Tatsächlich entschied das Landgericht Frankfurt am Main mit Blick auf ein Textil-Einzelhandelsgeschäft, dass die staatlich verordnete Schließung keinen Mangel darstelle und somit keine Mietminderungen rechtfertige.
Eine Störung der Geschäftsgrundlage sahen die Richter ebenfalls nicht (Az. 2—15 O 23/20). Das Landgericht München stufte hingegen die Corona-Schließungen als Mietmangel ein (Az. 3 O 4495/20). Als Begründung wurde hierbei unter anderem eine Entscheidung des Reichsgerichts von 1915 angeführt, in dem der Betrieb einer Tanzbar zu Beginn des Ersten Weltkriegs polizeilich eingeschränkt wurde. Dadurch seien die Räume mit einem Fehler behaftet worden, der die Tauglichkeit zu der vertragsgemäßen Nutzung mindere. Daher sei der Minderungsanspruch der Kläger auch im aktuellen Fall gerechtfertigt. Daher durften die Ladenmieter ihre Miete deutlich mindern. Rechtsexperten stellen jedoch „die Unmöglichkeit des vertragsgemäßen Gebrauchs in der Coronakrise aber nur sehr selten fest”.

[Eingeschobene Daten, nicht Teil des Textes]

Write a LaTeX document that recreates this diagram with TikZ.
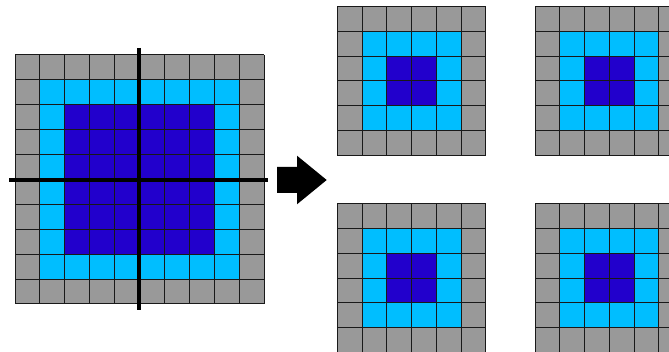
\documentclass[tikz,border=0pt]{standalone}
\definecolor{cgray}{RGB}{153,153,153}
\definecolor{clight}{RGB}{0,190,255}
\definecolor{cdark}{RGB}{34,0,204}
\tikzset{gridline/.style={draw=black!90,line width=1pt},
  cutline/.style={draw=black,line width=4pt},
  bigarrow/.style={fill=black}}
\newcommand\pixgrid[4]{%
  \pgfmathsetmacro\GS{#3*#4}%
  \fill[cgray] (#1,#2) rectangle ++(\GS,\GS);
  \fill[clight] (#1+#4,#2+#4) rectangle (#1+\GS-#4,#2+\GS-#4);
  \fill[cdark] (#1+2*#4,#2+2*#4) rectangle (#1+\GS-2*#4,#2+\GS-2*#4);
  \foreach \k in {0,...,#3} {%
    \draw[gridline] (#1+\k*#4,#2) -- ++(0,\GS);
    \draw[gridline] (#1,#2+\k*#4) -- ++(\GS,0);
  }%
}
\begin{document}
\begin{tikzpicture}[x=1pt,y=-1pt]
\clip (0,0) rectangle (669,352);
\fill[white] (0,0) rectangle (669,352);
% big grid
\pixgrid{15}{55}{10}{24.9}
\coordinate (vt) at (139.3,48);
\coordinate (vb) at (139.3,310);
\coordinate (hl) at (9,180);
\coordinate (hr) at (268,180);
\draw[cutline] (vt) -- (vb);
\draw[cutline] (hl) -- (hr);
% arrow
\fill[bigarrow] (277,167) -- (297,167) -- (297,155.7) -- (326.7,180) -- (297,204.3) -- (297,193) -- (277,193) -- cycle;
% small grids
\pixgrid{337.3}{6.7}{6}{24.75}
\pixgrid{535}{6.7}{6}{24.75}
\pixgrid{337.3}{204}{6}{24.75}
\pixgrid{535}{204}{6}{24.75}
\end{tikzpicture}
\end{document}
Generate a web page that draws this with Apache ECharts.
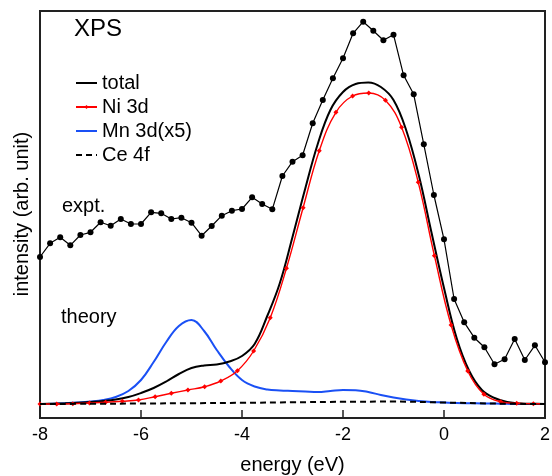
<!DOCTYPE html>
<html><head><meta charset="utf-8">
<script src="https://cdn.jsdelivr.net/npm/echarts@6/dist/echarts.min.js"></script>
<style>html,body{margin:0;padding:0;background:#fff}#c{width:552px;height:476px}</style>
</head><body><div id="c"></div>
<script>
// ---- data (intensity in arbitrary units) ----
const exptEnergy = [-8.0,-7.8,-7.6,-7.4,-7.2,-7.0,-6.8,-6.6,-6.4,-6.2,-6.0,-5.8,-5.6,-5.4,-5.2,-5.0,-4.8,-4.6,-4.4,-4.2,-4.0,-3.8,-3.6,-3.4,-3.2,-3.0,-2.8,-2.6,-2.4,-2.2,-2.0,-1.8,-1.6,-1.4,-1.2,-1.0,-0.8,-0.6,-0.4,-0.2,0.0,0.2,0.4,0.6,0.8,1.0,1.2,1.4,1.6,1.8,2.0];
const exptIntensity = [161,174.7,180.7,172.7,183,185.7,195.7,192.3,199,194,194,205.7,204.7,199,200.3,195.3,182.3,192,202.3,207.3,209,220.7,214,208.7,242,256.3,262.7,294.7,318,339.7,359.7,384.7,396.3,387.3,377.7,383.3,342.7,323.7,273.7,223,178.7,119,95.7,80.3,70.7,53.7,58.7,79,58,72.7,55.7];

const theoryEnergy = [-8,-7.75,-7.5,-7.25,-7,-6.75,-6.5,-6.25,-6,-5.75,-5.5,-5.25,-5,-4.75,-4.5,-4.25,-4,-3.75,-3.5,-3.25,-3,-2.75,-2.5,-2.25,-2,-1.75,-1.5,-1.25,-1,-0.75,-0.5,-0.25,0,0.25,0.5,0.75,1,1.25,1.5,1.75,2];
const totalIntensity = [14,14.3,14.7,15.2,16,17,18.5,21,25,30,36.5,44,50,52.5,53.5,56.5,62,74,102,135,181,229,274,308,326,334,335.5,331,318,288,243,186,130,80,47,28,20,16,14.5,14.2,14];
const mnIntensity = [14,14.3,14.8,15.5,16.5,18,21,27,38,56,76,92,98,87,68,51,38,31.5,28.5,27.5,27,26.5,26,27,28,27.8,26,23,20.5,18.5,17,16,15.5,15,14.8,14.6,14.4,14.2,14,14,14];

const niEnergy = [-8.00,-7.67,-7.35,-7.02,-6.70,-6.37,-6.05,-5.72,-5.40,-5.07,-4.74,-4.42,-4.09,-3.77,-3.44,-3.12,-2.79,-2.47,-2.14,-1.81,-1.49,-1.16,-0.84,-0.51,-0.19,0.14,0.47,0.79,1.12,1.44,1.77,2.00];
const niIntensity = [14,14,14.3,15,15.7,16.7,18,21.3,24.7,28,31.3,37,47.3,67,100.3,149.7,210.3,267.3,305.7,322,325,317.7,290.7,235.7,162.3,93,47,23.7,16.3,14.7,14.3,14];

const ceEnergy = [-8,-7,-6,-5,-4,-3,-2,-1,0,1,2];
const ceIntensity = [14,14.2,14.5,14.8,15.2,15.7,16.2,16.4,15.5,14.4,14];

const xTicks = [-8,-6,-4,-2,0,2];

// ---- build ----
const FONT = 'Liberation Sans';
const pairs = (xs, ys) => xs.map((x, i) => [x, ys[i]]);
const niData = pairs(niEnergy, niIntensity).map((p, i, a) => i === a.length - 1 ? {value: p, symbol: 'none'} : p);
const noSym = {opacity: 0};

const chart = echarts.init(document.getElementById('c'), null, {renderer: 'canvas'});
chart.setOption({
  animation: false,
  backgroundColor: '#fff',
  grid: {left: 40, right: 7, top: 11, bottom: 58, outerBoundsMode: 'none', containLabel: false,
         show: true, borderColor: '#222', borderWidth: 2, backgroundColor: 'transparent'},
  xAxis: {
    type: 'value', min: xTicks[0], max: xTicks[xTicks.length - 1], interval: 2,
    axisLine: {show: false},
    axisTick: {show: true, inside: true, length: 8, lineStyle: {color: '#222', width: 1.5}},
    splitLine: {show: false},
    axisLabel: {fontSize: 18, color: '#000', fontFamily: FONT, margin: 8},
    name: 'energy (eV)', nameLocation: 'middle', nameGap: 37,
    nameTextStyle: {fontSize: 20, color: '#000', fontFamily: FONT}
  },
  yAxis: {
    type: 'value', min: 0, max: 407,
    axisLine: {show: false}, axisTick: {show: false}, axisLabel: {show: false}, splitLine: {show: false}
  },
  legend: {
    data: [{name: 'total', itemStyle: noSym}, {name: 'Ni 3d'}, {name: 'Mn 3d(x5)', itemStyle: noSym}, {name: 'Ce 4f', itemStyle: noSym}],
    orient: 'vertical', left: 70, top: 68,
    itemWidth: 21, itemHeight: 5, itemGap: 4,
    textStyle: {fontSize: 20, color: '#000', fontFamily: FONT}
  },
  graphic: [
    {type: 'text', left: 74, top: 17, style: {text: 'XPS', fontSize: 24, fill: '#000', fontFamily: FONT}},
    {type: 'text', left: 62, top: 196, style: {text: 'expt.', fontSize: 20, fill: '#000', fontFamily: FONT}},
    {type: 'text', left: 61, top: 307, style: {text: 'theory', fontSize: 20, fill: '#000', fontFamily: FONT}},
    {type: 'text', x: 22, y: 214, rotation: Math.PI / 2,
     style: {text: 'intensity (arb. unit)', fontSize: 20, fill: '#000', fontFamily: FONT, align: 'center', verticalAlign: 'middle'}}
  ],
  series: [
    {name: 'expt.', type: 'line', data: pairs(exptEnergy, exptIntensity), symbol: 'circle', symbolSize: 6,
     itemStyle: {color: '#000'}, lineStyle: {color: '#000', width: 1.2}, z: 2},
    {name: 'Mn 3d(x5)', type: 'line', data: pairs(theoryEnergy, mnIntensity), smooth: 0.4, symbol: 'none',
     itemStyle: {color: '#1a50f5'}, lineStyle: {color: '#1a50f5', width: 2}, z: 3},
    {name: 'total', type: 'line', data: pairs(theoryEnergy, totalIntensity), smooth: 0.4, symbol: 'none',
     itemStyle: {color: '#000'}, lineStyle: {color: '#000', width: 2}, z: 4},
    {name: 'Ni 3d', type: 'line', data: niData, smooth: 0.4, symbol: 'diamond', symbolSize: 5,
     itemStyle: {color: '#ff0000'}, lineStyle: {color: '#ff0000', width: 1.4}, z: 5},
    {name: 'Ce 4f', type: 'line', data: pairs(ceEnergy, ceIntensity), smooth: 0.4, symbol: 'none',
     itemStyle: {color: '#000'}, lineStyle: {color: '#000', width: 2, type: [6, 4]}, z: 6}
  ]
});
</script>
</body></html>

Doch die Rechtsunsicherheit bei Teilen der betroffenen Vertragsparteiensoll nun enden und eine gesetzliche Klarstellung zu möglichen Corona-Notlagen ist nach Ansicht der Justizministerin notwendig.
Deutsche Mieterbund begrüßt Lambrechts Forderung
Vereinbarungen auf freiwilliger Basis zwischen Mieter und Vermieter können erfolgversprechend sein, denn auch Vermieter erkennen, dass die Mietersuche in der Krise kein Zuckerschlecken ist. Das eröffne Raum für Zugeständnisse.
Der Deutsche Mieterbund begrüßt das Vorhaben von Ministerin Lambrecht. Verbandspräsident Lukas Siebenkotten forderte gegenüber dem Handelsblatt die Klarstellung der Politik, „dass eine staatlich verordnete Schließung von Geschäftsräumen eine Mietanpassung zur Folge haben kann“. Denn nur so seien auch die Gewerbemieter „effektiv geschützt“, die nicht mit dem Entgegenkommen ihrer Vermieter rechnen können.
Neben der gesetzlichen Klarstellung plant Lambrecht auch eine „verfahrensrechtliche Regelung zur Beschleunigung von Gerichtsverfahren über die Anpassung der Gewerbemiete infolge der Covid-19-Pandemie“. Mit der Beschleunigung, so erklärt die Ministerin „kann dann im Einzelfall schnell Rechtssicherheit erzielt werden, wenn die Fälle vor Gericht gehen sollen“.